How did you spend your holidays? Did you get to go home, wherever and whoever that is, to find comfort? Did you get to unwind and reflect on the absurdity that was 2018? Or did you get lost in a new country surrounded by new people?
Do you have any resolutions for this year? Or do you unsubscribe from the idea of ‘turning over a new leaf’?
I take resolutions quite seriously every year and this year, I hope to:
- Become really skinny and then gain weight because this is the only period in my life I can manipulate my body however I desire without straining myself
- Allow my hair to grow for the first time in ten years
- Move to a new city
- Read more
- Blog three times a week (starting now)
- Share more about my life with my loved ones**
I spent most of 2018 alone. Yes, I was constantly surrounded by people I loved but I hardly ever let them in. In my defence, it has always been in my character to say a lot but never enough. This year, I hope to change that.
I think my first bout of loneliness while abroad shot in while studying in Paris. And then in Barcelona. But none can compare to the struggle with loneliness I faced while in China.
I gallivanted China alone for two weeks in May 2018 to explore the natural beauty of the country. But, I spent more days than I should have coiled up in my hotel room either crying or staring out into the cities I visited. I imagine that was the first time in my life I felt loneliness creep in–and there was nothing I could do about it because, alas, it wasn’t in my character to let anyone in.
I left Beijing a day before I intended to because I felt like a zoo animal. There was no turn I could take in the city without being stopped for a photograph. Not a ‘Ni-hao, how are you?’, just ‘Photo?’. Sis, I was hungry and looking for food I would enjoy but I obliged too many times to the photo ops out of politeness. On the third day, I gave up. I had had only one meaningful conversation with a man who walked me to a train station yet I had shared countless fake smiles with my ‘fans’. I had had enough. I packed my bags and hopped on a train to the Shaolin Temple hoping it would get better…
In Zhengzhou, home of the Shaolin Temple and a priority on my non-existent bucket list, I met a kind driver who smoked with me as we sped up the mountainside on our way to the temple. He did not understand me and I most certainly did not know a word of what he said to me that day but we constantly found ourselves in laughter. The windows were rolled down and his deep voice seemed to echo through the mountains as if that would make me understand him better.

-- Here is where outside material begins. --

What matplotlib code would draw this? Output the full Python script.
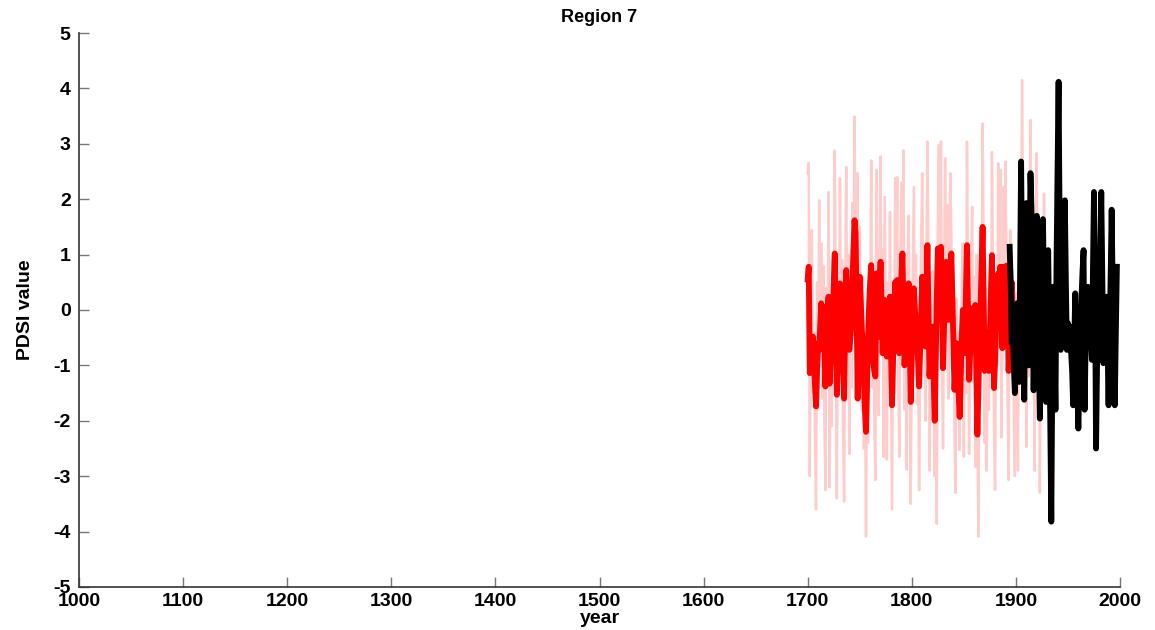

But when that day was over and I found myself in the city center searching for a working ATM so I could get back to my hotel room, I wanted to fall apart. You see, none of the ATMs seemed to read my card and I only had enough money on me to either: catch a taxi back to my hotel where I would have to starve myself to sleep or buy food and stay stranded. I bought myself a sandwich and sat in the restaurant biting my nails in worry.
I couldn’t ask anyone around for help because they all only seemed interested in taking a photo of me because I was black and had long Marley twists in my hair. It was nearing 11 pm and most of the people in the city center seemed to retreat back to their homes.
I ran from ATM to ATM hoping any one of them would work for me. I had more than enough money for the first time in my travel career yet I was the poorest person in that city–I couldn’t even afford to go home. Anyway, I walked twelve minutes down the highway and found an ATM that worked and took out more money than I needed for obvious reasons. I left Zhengzhou the following morning.
The most meaningful interaction I had in China was in Guilin with some teenagers at a barbecue spot. That night made my entire visit to China worth it. I got to drink away my disappointment and hurt with some strangers who didn’t bombard me for photographs and were genuinely interested in my well-being– they even made me dinner.
For my readers who find themselves lonely in a foreign country: wait for that one Guilin moment that will make it all worth it. The point of travelling, for me, is meeting new people who laugh with you without even understanding your joke. It is hardly about the pictures (although some looks are necessary, please) or the luxurious hotel rooms or the cute souvenirs. For me, I thrive on human interactions that subconsciously shape my personality and drive my will to live (not stay alive, live).
Wait on your Guilin moment; it will make the loneliness feel like a bad appetizer to a world-class entree.
Should I define myself, I am damned to limitation.